1)個人の創造力とチームワークの強みを最大限に発揮する事 
2)感激、感謝、感動を共に創り続ける事 
3)サプライズを起こし続ける事
がそれである。
 「ランダも、カミーユ ビス ランダも、アドゥ ヴィーブルも、ブランドの責任者の才能だけでなく、仕事に対する考え方が会社の理念と一致したために生まれたもの。一致していなければ、ブランドをつくったところで長くは持たない。周囲の人たちへの感謝の気持ちが大切で、『ありがとう』と思えば感謝の気持ちが自然に態度に出てくるものです。社長の前で格好をつけることは誰にでもできる。日ごろの行いが大切なのです」。
 人々に愛されるブランドをつくりたい。それが、結果的には売上げにつながっていく。先に利益を考えると、ブランドはすぐ終わってしまう。思いが先に来ることこそ重要なのだ。このことを、光岡社長はくり返し社員に伝えている。
 光岡社長は、実に自然体である。靴をつくったことも、販売したこともない。だからこそ、その仕事に従事している人たちを心の底からすごいと思える。理念に共感してくれる人たちが、この会社で成長してほしいと思う。「人は生かしてこそ生きる」という考え方で、たとえば接客の得意な人には、マネージャー教育を施すなど、社員それぞれの能力を生かしていく。それでこそ、社員と会社が本当の意味でwin-winの関係になると思うからだ。
 だが、景況のよくない現在にあっては、数字を見て社員にハッパをかける経営者が多いのもまた事実だ。
 「数字は手段でしかありません。私たちのブランドが、今どこにいるのかをはかる道具なのです。数字を見て、数字で終わるのはやる気が出ない。コンセプトが大切で、そうでないと数字がよいときはいいが、悪くなると社員が皆離れてしまう。社員こそがタレントで、社長はディレクターという考え方でいい」。
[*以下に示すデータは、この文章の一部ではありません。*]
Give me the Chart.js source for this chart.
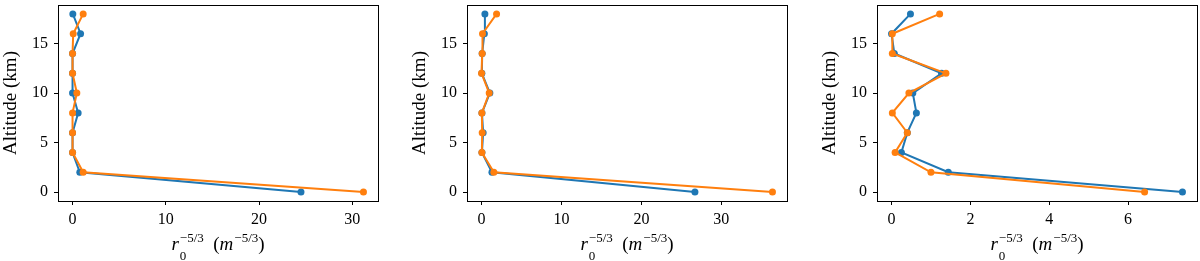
<!DOCTYPE html>
<html>
<head>
<meta charset="utf-8">
<script src="https://cdn.jsdelivr.net/npm/chart.js@4.4.0/dist/chart.umd.min.js"></script>
<style>
  html, body { margin: 0; padding: 0; background: #fff; overflow: hidden; }
  #wrap { position: relative; width: 1200px; height: 261px; }
  .panel { position: absolute; top: 0; width: 390px; height: 261px; }
  .xlab {
    position: absolute; top: 234px; left: 58px; width: 320px; text-align: center;
    font-family: "Liberation Serif", serif; font-size: 19px; line-height: 20px; color: #000; white-space: nowrap;
  }
  .xlab i { font-style: italic; }
  .ss { position: relative; display: inline-block; font-size: 13px; margin-left: 1px; }
  .ss .up { position: relative; top: -8px; }
  .ss .dn { position: absolute; left: 0; top: 10px; }
  .sup { font-size: 13px; position: relative; top: -8px; margin-left: 1px; }
</style>
</head>
<body>
<div id="wrap">
  <div class="panel" style="left:0px"><canvas id="c1" width="390" height="261"></canvas>
    <div class="xlab"><i>r</i><span class="ss"><span class="up">−5/3</span><span class="dn">0</span></span>&nbsp;&nbsp;(<i>m</i><span class="sup">−5/3</span>)</div></div>
  <div class="panel" style="left:409px"><canvas id="c2" width="390" height="261"></canvas>
    <div class="xlab"><i>r</i><span class="ss"><span class="up">−5/3</span><span class="dn">0</span></span>&nbsp;&nbsp;(<i>m</i><span class="sup">−5/3</span>)</div></div>
  <div class="panel" style="left:819px"><canvas id="c3" width="390" height="261"></canvas>
    <div class="xlab"><i>r</i><span class="ss"><span class="up">−5/3</span><span class="dn">0</span></span>&nbsp;&nbsp;(<i>m</i><span class="sup">−5/3</span>)</div></div>
</div>
<script>
const altitudes = [0, 2, 4, 6, 8, 10, 12, 14, 16, 18];

const blue1 = [24.5, 0.78, 0.0, 0.0, 0.6, 0.0, 0.0, 0.0, 0.86, 0.03];
const orange1 = [31.2, 1.14, 0.0, 0.0, 0.0, 0.46, 0.0, 0.0, 0.07, 1.14];

const blue2 = [26.7, 1.3, 0.05, 0.2, 0.05, 1.04, 0.04, 0.08, 0.35, 0.42];
const orange2 = [36.4, 1.54, 0.04, 0.08, 0.04, 0.96, 0.0, 0.08, 0.12, 1.88];

const blue3 = [7.38, 1.44, 0.25, 0.4, 0.63, 0.54, 1.27, 0.07, 0.0, 0.48];
const orange3 = [6.42, 1.0, 0.09, 0.4, 0.02, 0.44, 1.38, 0.02, 0.02, 1.22];

const xTicks1 = [0, 10, 20, 30];
const xTicks2 = [0, 10, 20, 30];
const xTicks3 = [0, 2, 4, 6];
const yTicks = [0, 5, 10, 15];

const TICKFONT = { family: '"Liberation Serif", serif', size: 16 };
const TITLEFONT = { family: '"Liberation Serif", serif', size: 19 };

// box around the plot area, like matplotlib's spines
const framePlugin = {
    id: 'frame',
    afterDraw(chart) {
        const a = chart.chartArea;
        const ctx = chart.ctx;
        ctx.save();
        ctx.strokeStyle = '#000';
        ctx.lineWidth = 1;
        ctx.strokeRect(Math.round(a.left) + 0.5, Math.round(a.top) + 0.5,
            Math.round(a.right - a.left), Math.round(a.bottom - a.top));
        ctx.restore();
    }
};

function pad(vals) {
    let lo = Math.min(...vals), hi = Math.max(...vals);
    let m = (hi - lo) * 0.05;
    return [lo - m, hi + m];
}

function makeChart(id, blue, orange, xTicks) {
    const xr = pad(blue.concat(orange));
    const yr = pad(altitudes);
    const ds = (vals, color, order) => ({
        data: vals.map((v, i) => ({ x: v, y: altitudes[i] })),
        borderColor: color,
        backgroundColor: color,
        showLine: true,
        borderWidth: 2,
        pointRadius: 3.5,
        pointBorderWidth: 0,
        order: order
    });
    return new Chart(document.getElementById(id), {
        type: 'scatter',
        data: {
            datasets: [
                ds(blue, '#1f77b4', 1),
                ds(orange, '#ff7f0e', 0)
            ]
        },
        options: {
            responsive: false,
            animation: false,
            devicePixelRatio: 1,
            layout: { autoPadding: false, padding: { top: 5, right: 12, left: 0, bottom: 0 } },
            plugins: { legend: { display: false }, tooltip: { enabled: false } },
            scales: {
                x: {
                    type: 'linear',
                    min: xr[0], max: xr[1],
                    afterBuildTicks: s => { s.ticks = xTicks.map(v => ({ value: v })); },
                    afterFit: s => { s.height = 60; s.paddingLeft = 0; s.paddingRight = 0; },
                    border: { display: false },
                    grid: { drawOnChartArea: false, drawTicks: true, tickLength: 4, color: '#000', lineWidth: 1 },
                    ticks: { font: TICKFONT, color: '#000', padding: 5, maxRotation: 0 }
                },
                y: {
                    type: 'linear',
                    min: yr[0], max: yr[1],
                    afterBuildTicks: s => { s.ticks = yTicks.map(v => ({ value: v })); },
                    afterFit: s => { s.width = 58; s.paddingTop = 0; s.paddingBottom = 0; },
                    border: { display: false },
                    grid: { drawOnChartArea: false, drawTicks: true, tickLength: 4, color: '#000', lineWidth: 1 },
                    ticks: { font: TICKFONT, color: '#000', padding: 6 },
                    title: { display: true, text: 'Altitude (km)', font: TITLEFONT, color: '#000', padding: { top: 0, bottom: 2 } }
                }
            }
        },
        plugins: [framePlugin]
    });
}

makeChart('c1', blue1, orange1, xTicks1);
makeChart('c2', blue2, orange2, xTicks2);
makeChart('c3', blue3, orange3, xTicks3);
</script>
</body>
</html>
 理念で、全社員が一つになっている。ジェイ・ビー好調の理由はいろいろ分析できる。ランダの認知度が高まっていること、Eコマースの占める割合が高いこと、中国での生産体制、品質管理がしっかりしていること、店舗数が増えていることなどなど。だが、その大本はこのへんにあるのかもしれない。社員の心が一つになっていれば、どんな危機でも乗り越えられる。

海外店舗は早期黒字化をめざす

 さて、光岡社長の次の一手は何か。
 「台北、上海にある海外店舗を、早期に黒字化したいです。日本国内はコンセプトに合ったところに出店し、海外は出店を強化して黒字化を目指したい。台湾は百貨店を中心に、中国はファッションビルや駅ビルを中心に出店していますが、同じルートでの拡大を考えています。もう一つ、現在は中国が生産の中心になっていますが、第三国にも製造拠点を持ちたいです」
 商社マン出身であるだけに、グローバルビジネスにも気負いがない。ただし、そこにはやはり「会社の意志を世界に広げたい」という考え方が根幹にある。